Entity classification results
Results of entity classification.
The model achieved the highest accuracy of 93.6% in legal text entity classification, outperforming BERT-Bi-LSTM (92.1%), Lawformer (91.3%), and Legal-BERT (90.8%). Traditional models like CNN-LSTM and CNN-GRU scored lower (85.7%–86.2%), indicating limitations in capturing complex legal features. The article’s model leads in precision (92.7%) and recall (92.1%), surpassing BERT-Bi-LSTM and Lawformer, demonstrating superior sensitivity, while CNN models missed important information with lower recall rates.
The F1 score, reflecting precision and recall, shows this model at 92.4%, outperforming others and indicating strong precision and coverage. BERT-Bi-LSTM follows at 91.1%, while Lawformer and Legal-BERT score 89.9% and 89.8%, respectively. Traditional CNN models fall below 85%, struggling with complex legal semantics. BERT-based models excel in legal tasks due to their contextual understanding.

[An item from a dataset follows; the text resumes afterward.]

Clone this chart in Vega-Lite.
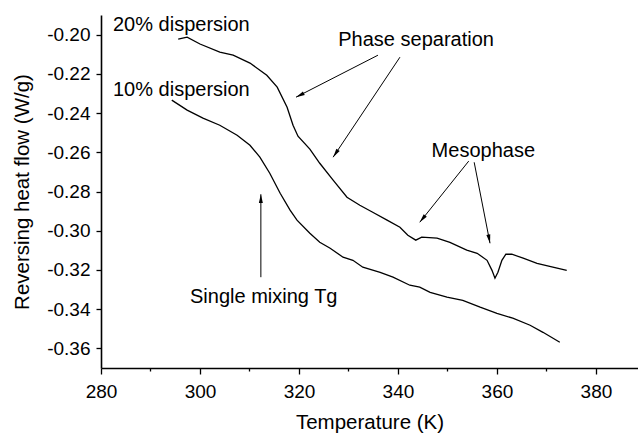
{
  "$schema": "https://vega.github.io/schema/vega-lite/v6.json",
  "autosize": {"type": "none"},
  "padding": {"left": 101, "top": 15, "right": 0, "bottom": 66},
  "width": 537,
  "height": 353,
  "background": "white",
  "config": {
    "view": {"stroke": null},
    "font": "Liberation Sans",
    "axis": {
      "domainColor": "black",
      "domainWidth": 1.6,
      "tickColor": "black",
      "tickWidth": 1.3,
      "labelColor": "black",
      "titleColor": "black",
      "labelFont": "Liberation Sans",
      "titleFont": "Liberation Sans",
      "labelFontSize": 19,
      "titleFontSize": 20.5,
      "titleFontWeight": "normal",
      "grid": false
    }
  },
  "datasets": {
    "curves": [
      {"series": "20%", "T": 295.6, "q": -0.2023},
      {"series": "20%", "T": 297.4, "q": -0.2013},
      {"series": "20%", "T": 300.0, "q": -0.2048},
      {"series": "20%", "T": 304.0, "q": -0.2089},
      {"series": "20%", "T": 306.7, "q": -0.2105},
      {"series": "20%", "T": 310.1, "q": -0.2145},
      {"series": "20%", "T": 313.5, "q": -0.2207},
      {"series": "20%", "T": 315.6, "q": -0.2268},
      {"series": "20%", "T": 317.6, "q": -0.2370},
      {"series": "20%", "T": 318.8, "q": -0.2462},
      {"series": "20%", "T": 319.8, "q": -0.2518},
      {"series": "20%", "T": 322.2, "q": -0.2584},
      {"series": "20%", "T": 324.2, "q": -0.2656},
      {"series": "20%", "T": 326.9, "q": -0.2742},
      {"series": "20%", "T": 329.7, "q": -0.2829},
      {"series": "20%", "T": 332.3, "q": -0.2870},
      {"series": "20%", "T": 334.9, "q": -0.2906},
      {"series": "20%", "T": 337.8, "q": -0.2946},
      {"series": "20%", "T": 340.4, "q": -0.2982},
      {"series": "20%", "T": 342.0, "q": -0.3023},
      {"series": "20%", "T": 343.6, "q": -0.3048},
      {"series": "20%", "T": 344.8, "q": -0.3033},
      {"series": "20%", "T": 347.9, "q": -0.3038},
      {"series": "20%", "T": 350.5, "q": -0.3059},
      {"series": "20%", "T": 353.9, "q": -0.3099},
      {"series": "20%", "T": 356.0, "q": -0.3115},
      {"series": "20%", "T": 358.0, "q": -0.3151},
      {"series": "20%", "T": 359.0, "q": -0.3202},
      {"series": "20%", "T": 359.6, "q": -0.3242},
      {"series": "20%", "T": 360.2, "q": -0.3212},
      {"series": "20%", "T": 361.0, "q": -0.3151},
      {"series": "20%", "T": 361.8, "q": -0.3120},
      {"series": "20%", "T": 363.0, "q": -0.3120},
      {"series": "20%", "T": 365.3, "q": -0.3140},
      {"series": "20%", "T": 368.1, "q": -0.3166},
      {"series": "20%", "T": 371.3, "q": -0.3186},
      {"series": "20%", "T": 374.1, "q": -0.3202},
      {"series": "10%", "T": 294.3, "q": -0.2334},
      {"series": "10%", "T": 297.4, "q": -0.2385},
      {"series": "10%", "T": 300.6, "q": -0.2426},
      {"series": "10%", "T": 304.0, "q": -0.2462},
      {"series": "10%", "T": 307.5, "q": -0.2513},
      {"series": "10%", "T": 310.1, "q": -0.2564},
      {"series": "10%", "T": 312.1, "q": -0.2625},
      {"series": "10%", "T": 314.1, "q": -0.2707},
      {"series": "10%", "T": 316.2, "q": -0.2809},
      {"series": "10%", "T": 318.2, "q": -0.2895},
      {"series": "10%", "T": 319.6, "q": -0.2946},
      {"series": "10%", "T": 322.2, "q": -0.3013},
      {"series": "10%", "T": 324.2, "q": -0.3059},
      {"series": "10%", "T": 326.3, "q": -0.3089},
      {"series": "10%", "T": 328.9, "q": -0.3135},
      {"series": "10%", "T": 330.9, "q": -0.3151},
      {"series": "10%", "T": 332.9, "q": -0.3186},
      {"series": "10%", "T": 336.4, "q": -0.3212},
      {"series": "10%", "T": 339.0, "q": -0.3237},
      {"series": "10%", "T": 342.4, "q": -0.3278},
      {"series": "10%", "T": 344.4, "q": -0.3288},
      {"series": "10%", "T": 346.5, "q": -0.3314},
      {"series": "10%", "T": 349.9, "q": -0.3339},
      {"series": "10%", "T": 353.1, "q": -0.3355},
      {"series": "10%", "T": 356.6, "q": -0.3390},
      {"series": "10%", "T": 360.0, "q": -0.3421},
      {"series": "10%", "T": 363.2, "q": -0.3446},
      {"series": "10%", "T": 366.7, "q": -0.3482},
      {"series": "10%", "T": 369.3, "q": -0.3518},
      {"series": "10%", "T": 372.7, "q": -0.3569}
    ],
    "arrows": [
      {"k": 1, "T1": 335.96, "q1": -0.2105, "T2": 319.4, "q2": -0.2319},
      {"k": 2, "T1": 340.4, "q1": -0.2115, "T2": 326.9, "q2": -0.2625},
      {"k": 3, "T1": 354.3, "q1": -0.2645, "T2": 344.4, "q2": -0.2957},
      {"k": 4, "T1": 355.4, "q1": -0.2651, "T2": 358.6, "q2": -0.3064},
      {"k": 5, "T1": 312.3, "q1": -0.3237, "T2": 312.3, "q2": -0.2814}
    ],
    "notes": [
      {"T": 282.42, "q": -0.1981, "text": "20% dispersion"},
      {"T": 282.42, "q": -0.2312, "text": "10% dispersion"},
      {"T": 327.94, "q": -0.2059, "text": "Phase separation"},
      {"T": 346.8, "q": -0.2623, "text": "Mesophase"},
      {"T": 297.98, "q": -0.3368, "text": "Single mixing Tg"}
    ]
  },
  "layer": [
    {
      "data": {"name": "curves"},
      "mark": {"type": "line", "color": "black", "strokeWidth": 1.3, "clip": true},
      "encoding": {
        "x": {
          "field": "T", "type": "quantitative",
          "scale": {"domain": [280, 388.5], "nice": false, "zero": false},
          "axis": {
            "title": "Temperature (K)",
            "values": [280, 290, 300, 310, 320, 330, 340, 350, 360, 370, 380],
            "labelExpr": "datum.value % 20 === 0 ? format(datum.value, 'd') : ''",
            "tickSize": {"condition": {"test": "datum.value % 20 !== 0", "value": 3}, "value": 6},
            "labelPadding": 8,
            "titleBaseline": "alphabetic",
            "titleY": 60,
            "labelFlush": false,
            "labelOverlap": false
          }
        },
        "y": {
          "field": "q", "type": "quantitative",
          "scale": {"domain": [-0.37, -0.19], "nice": false, "zero": false},
          "axis": {
            "title": "Reversing heat flow (W/g)",
            "values": [-0.36, -0.34, -0.32, -0.3, -0.28, -0.26, -0.24, -0.22, -0.2],
            "labelExpr": "'-' + format(-datum.value, '.2f')",
            "tickSize": 5,
            "labelPadding": 6,
            "titleBaseline": "alphabetic",
            "titleX": -73,
            "labelFlush": false,
            "labelOverlap": false
          }
        },
        "detail": {"field": "series", "type": "nominal"}
      }
    },
    {
      "data": {"name": "arrows"},
      "mark": {"type": "rule", "color": "black", "strokeWidth": 1},
      "encoding": {
        "x": {"field": "T1", "type": "quantitative"},
        "y": {"field": "q1", "type": "quantitative"},
        "x2": {"field": "T2"},
        "y2": {"field": "q2"}
      }
    },
    {
      "data": {"name": "arrows"},
      "mark": {"type": "point", "shape": "M0,0L-0.5,2.2L0.5,2.2Z", "filled": true, "color": "black", "size": 64, "opacity": 1, "strokeWidth": 0},
      "encoding": {
        "x": {"field": "T2", "type": "quantitative"},
        "y": {"field": "q2", "type": "quantitative"},
        "angle": {
          "field": "k", "type": "quantitative",
          "scale": {"domain": [1, 2, 3, 4, 5], "range": [243, 213.8, 218.8, 168.8, 0]},
          "legend": null
        }
      }
    },
    {
      "data": {"name": "notes"},
      "mark": {"type": "text", "align": "left", "baseline": "alphabetic", "fontSize": 20, "font": "Liberation Sans", "color": "black"},
      "encoding": {
        "x": {"field": "T", "type": "quantitative"},
        "y": {"field": "q", "type": "quantitative"},
        "text": {"field": "text", "type": "nominal"}
      }
    }
  ]
}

This model’s performance across all metrics confirms its effectiveness in legal information extraction.
Relationship classification results
Relationship classification identifies semantic links between entities, enhancing the accuracy of legal information extraction. The confusion matrix for relationship classification is shown in Figure 5. Confusion matrix for relationship classification.

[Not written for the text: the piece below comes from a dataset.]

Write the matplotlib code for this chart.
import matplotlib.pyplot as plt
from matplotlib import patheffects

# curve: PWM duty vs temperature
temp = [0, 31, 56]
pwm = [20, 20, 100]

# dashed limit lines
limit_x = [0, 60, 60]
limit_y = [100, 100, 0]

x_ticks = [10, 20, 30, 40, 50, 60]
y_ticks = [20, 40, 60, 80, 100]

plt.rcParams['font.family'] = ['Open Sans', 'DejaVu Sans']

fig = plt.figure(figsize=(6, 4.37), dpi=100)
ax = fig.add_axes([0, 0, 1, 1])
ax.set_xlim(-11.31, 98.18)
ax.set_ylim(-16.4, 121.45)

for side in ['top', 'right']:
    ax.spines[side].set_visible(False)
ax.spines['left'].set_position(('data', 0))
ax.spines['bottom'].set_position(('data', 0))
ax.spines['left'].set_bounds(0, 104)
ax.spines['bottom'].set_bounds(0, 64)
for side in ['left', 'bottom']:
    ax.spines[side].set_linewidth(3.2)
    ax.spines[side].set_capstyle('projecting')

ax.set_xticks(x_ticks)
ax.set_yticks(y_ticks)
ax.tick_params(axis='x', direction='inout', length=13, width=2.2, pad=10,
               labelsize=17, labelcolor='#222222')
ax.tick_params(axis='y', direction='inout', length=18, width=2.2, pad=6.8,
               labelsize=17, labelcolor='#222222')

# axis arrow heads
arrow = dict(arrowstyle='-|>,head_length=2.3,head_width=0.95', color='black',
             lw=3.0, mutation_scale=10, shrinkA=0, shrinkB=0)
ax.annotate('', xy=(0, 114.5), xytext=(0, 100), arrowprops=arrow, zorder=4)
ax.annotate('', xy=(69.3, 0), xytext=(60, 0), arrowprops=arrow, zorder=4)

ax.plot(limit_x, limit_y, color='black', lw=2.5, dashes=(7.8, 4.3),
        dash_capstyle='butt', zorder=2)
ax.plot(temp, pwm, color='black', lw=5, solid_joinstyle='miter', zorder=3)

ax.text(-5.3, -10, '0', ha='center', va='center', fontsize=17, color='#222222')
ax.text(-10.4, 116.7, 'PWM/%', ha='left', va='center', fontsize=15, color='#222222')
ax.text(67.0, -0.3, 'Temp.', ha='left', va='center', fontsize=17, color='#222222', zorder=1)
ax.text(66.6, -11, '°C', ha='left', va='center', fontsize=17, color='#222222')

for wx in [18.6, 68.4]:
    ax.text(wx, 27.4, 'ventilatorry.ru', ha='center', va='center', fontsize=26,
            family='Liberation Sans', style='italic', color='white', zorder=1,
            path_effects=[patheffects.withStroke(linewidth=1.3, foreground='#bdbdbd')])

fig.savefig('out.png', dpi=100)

This confusion matrix shows the performance of models for different relationship classifications in legal information extraction tasks. The model in this article has a relatively accurate classification performance for most relationships, with 153 samples correctly classified in the “Engage_in_ prostitution” class and no classification errors. “Arrange_prostitution_for” also showed high classification accuracy, and only 1 sample was misclassified as “Provide_shelter_for.” The performance of the “Patronize_prostitution” category was also better. A total of 145 samples were correctly classified, and the number of misclassifications was small. Only 2 samples were misclassified as “Provide_shelter_for.” For the “Facilitate_prostitution” class, 110 samples were correctly classified, but 1 was misclassified as “Patronize_prostitution” and 1 was misclassified as “Manage_brothel.” The misclassification of the “Manage_rotate” category is slightly higher, with 3 samples misclassified as “Facilitate_destion.” The performance of the article’s model in relation classification tasks is relatively stable, especially in distinguishing between relationships such as “Engage_in_prostitution” and “Arrange_prostitution_for,” with high classification accuracy. However, there is a certain degree of confusion regarding “Provide_shelter_for.”

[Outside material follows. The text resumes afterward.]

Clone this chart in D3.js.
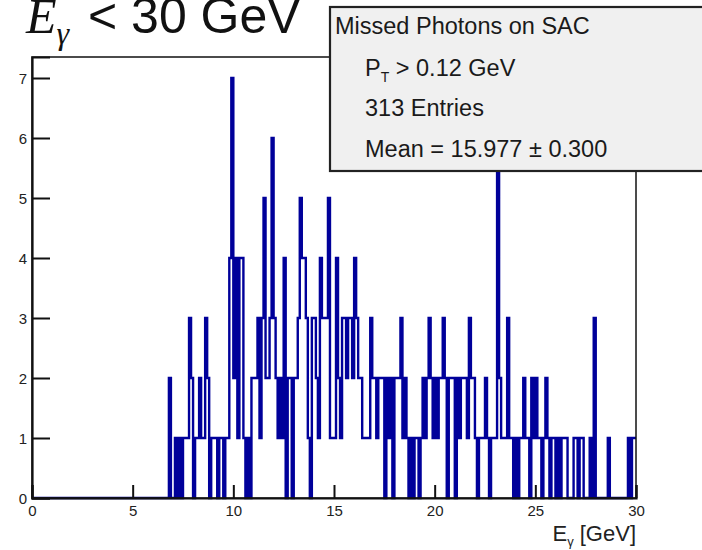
<!DOCTYPE html>
<html>
<head>
<meta charset="utf-8">
<script src="https://cdn.jsdelivr.net/npm/d3@7"></script>
<style>
  body { margin: 0; background: #fff; }
  svg { display: block; }
</style>
</head>
<body>
<svg id="chart" width="702" height="550"></svg>
<script>
// histogram E_gamma, 300 bins of 0.1 GeV from 0 to 30 (one row = 1 GeV)
var binLow = 0, binHigh = 30, binWidth = 0.1;
var counts = [].concat(
  [0,0,0,0,0,0,0,0,0,0], // 0
  [0,0,0,0,0,0,0,0,0,0], // 1
  [0,0,0,0,0,0,0,0,0,0], // 2
  [0,0,0,0,0,0,0,0,0,0], // 3
  [0,0,0,0,0,0,0,0,0,0], // 4
  [0,0,0,0,0,0,0,0,0,0], // 5
  [0,0,0,0,0,0,0,0,2,0], // 6
  [0,1,0,1,0,1,1,1,3,2], // 7
  [0,1,1,2,1,1,3,2,0,1], // 8
  [1,1,0,1,1,0,1,1,4,7], // 9
  [2,4,1,4,4,1,0,1,0,2], // 10
  [2,2,3,1,3,5,2,2,3,6], // 11
  [3,2,1,2,1,4,0,2,2,0], // 12
  [2,2,3,5,4,4,3,1,0,3], // 13
  [3,2,1,4,3,3,3,5,1,1], // 14
  [1,4,2,1,3,3,2,3,3,2], // 15
  [4,3,2,2,1,1,1,1,3,2], // 16
  [2,1,2,2,2,0,2,1,2,0], // 17
  [2,2,2,3,1,2,1,0,1,0], // 18
  [1,1,0,1,2,1,2,3,2,1], // 19
  [2,1,2,2,3,2,0,2,2,2], // 20
  [0,2,1,2,2,2,1,3,2,2], // 21
  [1,0,1,1,1,2,1,0,1,1], // 22
  [1,6,2,1,1,1,3,1,1,0], // 23
  [1,0,1,1,2,1,1,0,2,1], // 24
  [2,1,1,0,1,2,1,0,1,1], // 25
  [0,1,0,1,1,1,0,0,0,1], // 26
  [1,0,1,1,0,0,0,1,0,3], // 27
  [0,0,0,0,0,0,1,0,0,0], // 28
  [0,0,0,0,0,0,1,0,1,1]  // 29
);

var xTicks = [0, 5, 10, 15, 20, 25, 30];
var yTicks = [0, 1, 2, 3, 4, 5, 6, 7];
var yMax = 7.35;

var statsTitle = "Missed Photons on SAC";
var statsCut = ["P", "T", " > 0.12 GeV"];
var statsEntries = "313 Entries";
var statsMean = "Mean = 15.977 \u00b1 0.300";

var font = "'Liberation Sans', Arial, Helvetica, sans-serif";
var lineColor = "#00009a";

var svg = d3.select("#chart");
var frame = { left: 32, right: 636, top: 57, bottom: 498 };

var x = d3.scaleLinear().domain([binLow, binHigh]).range([frame.left, frame.right]);
var y = d3.scaleLinear().domain([0, yMax]).range([frame.bottom, frame.top]);

// histogram outline (steps)
var pts = counts.map(function(c, i) { return [binLow + i * binWidth, c]; });
pts.push([binHigh, counts[counts.length - 1]]);

var step = d3.line()
    .x(function(d) { return x(d[0]); })
    .y(function(d) { return y(d[1]); })
    .curve(d3.curveStepAfter);

svg.append("path")
    .attr("d", step(pts))
    .attr("fill", "none")
    .attr("stroke", lineColor)
    .attr("stroke-width", 2.4);

// frame
svg.append("rect")
    .attr("x", frame.left).attr("y", frame.top)
    .attr("width", frame.right - frame.left)
    .attr("height", frame.bottom - frame.top)
    .attr("fill", "none")
    .attr("stroke", "#111")
    .attr("stroke-width", 1.5);

// x axis: majors, minors
var gx = svg.append("g").attr("transform", "translate(0," + frame.bottom + ")");
gx.call(d3.axisBottom(x).tickValues(d3.range(0, 30.01, 1)).tickSize(-7).tickFormat(""));
gx.call(d3.axisBottom(x).tickValues(xTicks).tickSize(-13).tickPadding(4));

// y axis
var gy = svg.append("g").attr("transform", "translate(" + frame.left + ",0)");
gy.call(d3.axisLeft(y).tickValues(d3.range(0, 7.3, 0.2)).tickSize(-9).tickFormat(""));
gy.call(d3.axisLeft(y).tickValues(yTicks).tickSize(-18).tickPadding(5).tickFormat(d3.format("d")));

svg.selectAll(".domain").attr("stroke", "#111").attr("stroke-width", 2.2);
svg.selectAll(".tick line").attr("stroke", "#111").attr("stroke-width", 2);
svg.selectAll(".tick text")
    .attr("font-family", font)
    .attr("font-size", 15)
    .attr("fill", "#222");
gx.selectAll(".tick text").attr("dy", "0.9em");
gy.selectAll(".tick text").attr("dy", "0.35em");

// x axis title
var xt = svg.append("text")
    .attr("x", frame.right)
    .attr("y", 541)
    .attr("text-anchor", "end")
    .attr("font-family", font)
    .attr("font-size", 22)
    .attr("fill", "#222");
xt.append("tspan").text("E");
xt.append("tspan").attr("font-size", 13).attr("dy", 5).text("\u03b3");
xt.append("tspan").attr("dy", -5).text(" [GeV]");

// stats box
var box = svg.append("g");
box.append("rect")
    .attr("x", 330).attr("y", 7)
    .attr("width", 400).attr("height", 164)
    .attr("fill", "#f0f0f0")
    .attr("stroke", "#222")
    .attr("stroke-width", 2.2);

var sx = 335, sx2 = 365;
box.append("text")
    .attr("x", sx).attr("y", 34)
    .attr("font-family", font).attr("font-size", 23.5).attr("fill", "#1a1a1a")
    .text(statsTitle);

var cut = box.append("text")
    .attr("x", sx2).attr("y", 76)
    .attr("font-family", font).attr("font-size", 23.5).attr("fill", "#1a1a1a");
cut.append("tspan").text(statsCut[0]);
cut.append("tspan").attr("font-size", 14).attr("dy", 6).text(statsCut[1]);
cut.append("tspan").attr("dy", -6).text(statsCut[2]);

box.append("text")
    .attr("x", sx2).attr("y", 116)
    .attr("font-family", font).attr("font-size", 23.5).attr("fill", "#1a1a1a")
    .text(statsEntries);

box.append("text")
    .attr("x", sx2).attr("y", 157)
    .attr("font-family", font).attr("font-size", 23.5).attr("fill", "#1a1a1a")
    .text(statsMean);

// big title, its top runs off the picture as in the original
var title = svg.append("g");
var tt = title.append("text")
    .attr("x", 26).attr("y", 33)
    .attr("font-family", "'Liberation Serif', 'Times New Roman', serif")
    .attr("font-style", "italic")
    .attr("font-size", 50)
    .attr("fill", "#111");
tt.append("tspan").text("E");
tt.append("tspan").attr("font-size", 32).attr("dy", 11).text("\u03b3");

title.append("text")
    .attr("x", 88).attr("y", 33)
    .attr("font-family", font)
    .attr("font-size", 50)
    .attr("fill", "#111")
    .text("< 30 GeV");
</script>
</body>
</html>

The relationship classification performance of different models is shown in Figure 6. Relationship classification performance of different models.
The model presented in this article outperforms other models with an average accuracy of 93.6%, particularly in relation classification tasks such as “Engage_in_prostitution” and “Provide_shelter_for,” achieving 94.2% and 94.1%, respectively. In contrast, BERT-Bi-LSTM also performs excellently, with an average accuracy of 92.1%, especially in the “Engage_in_prostitution” category, where its accuracy reaches 93.0%. These results indicate that the improved model based on BERT can better capture complex semantic and contextual information in legal texts, thereby improving the accuracy of relationship classification. The average accuracy of traditional deep learning models CNN-LSTM, CNN-GRU, and CNN-RNN is 85.7%, 86.2%, and 84.8%, respectively, which are relatively low. Especially when dealing with complex semantic structure relationship classification tasks, these models show significant shortcomings. In the “Manage_brothel” classification task, the accuracy of CNN-RNN is only 85.2%, which reflects its limitations in handling high complexity and high dependency contextual relationships. The Pipeline BERT and Lawformer models also performed well, with average accuracies of 89.5% and 91.3%, respectively. The performance advantages of these models stem from the rich semantic representation ability of their pre-trained language models on large-scale text data, as well as their good ability to capture fine-grained features during task fine-tuning. In the task of extracting and classifying legal information, this model can significantly improve the accuracy of relationship classification, providing effective technical support and practical basis for future legal text automation processing and intelligent legal analysis systems.
Stability analysis
To analyze the stability of the model in this article, different legal information disclosure datasets were selected for validation. The results of the stability analysis are shown in Figure 7. Results of stability analysis.
The model’s stability analysis across various legal datasets shows consistent performance, with accuracy fluctuating only 1.2% (94.6% for CAIL2019 to 93.4% for ECHR). Precision remains stable at 92.7%, and recall varies minimally by 0.7%. Overall, the model exhibits strong adaptability across different legal texts. Its high accuracy on CAIL2019 is due to richer training samples, while the lower accuracy on ECHR reflects the complexity of international legal provisions, underscoring the model’s robustness in legal information extraction and classification. The model in this article shows consistent performance on multiple legal datasets, highlighting its adaptability in different legal texts.
Conclusions
This article introduced a deep learning method for legal information extraction and classification, combining BERT, Bi-LSTM, and CRF models. It evaluated on public legal datasets, the model excels in entity and relationship classification, particularly in complex scenarios. By leveraging BERT’s semantic representation, Bi-LSTM’s feature extraction, and CRF’s optimization, it provides an efficient and versatile solution for legal intelligence research. This article provided technical support for applications such as automatic analysis of legal documents, case retrieval, and legal risk assessment in the judicial field, helping legal practitioners improve their work efficiency. The limitation of the research is that the model has poor adaptability to data outside the field. When processing complex sentences or non-standardized legal texts, the extraction effect is reduced, which may affect the generalization ability. The future prospect is to optimize the domain adaptation ability of the model, further improve the processing effect of complex legal texts, and explore more efficient deep learning methods to expand to more legal application scenarios.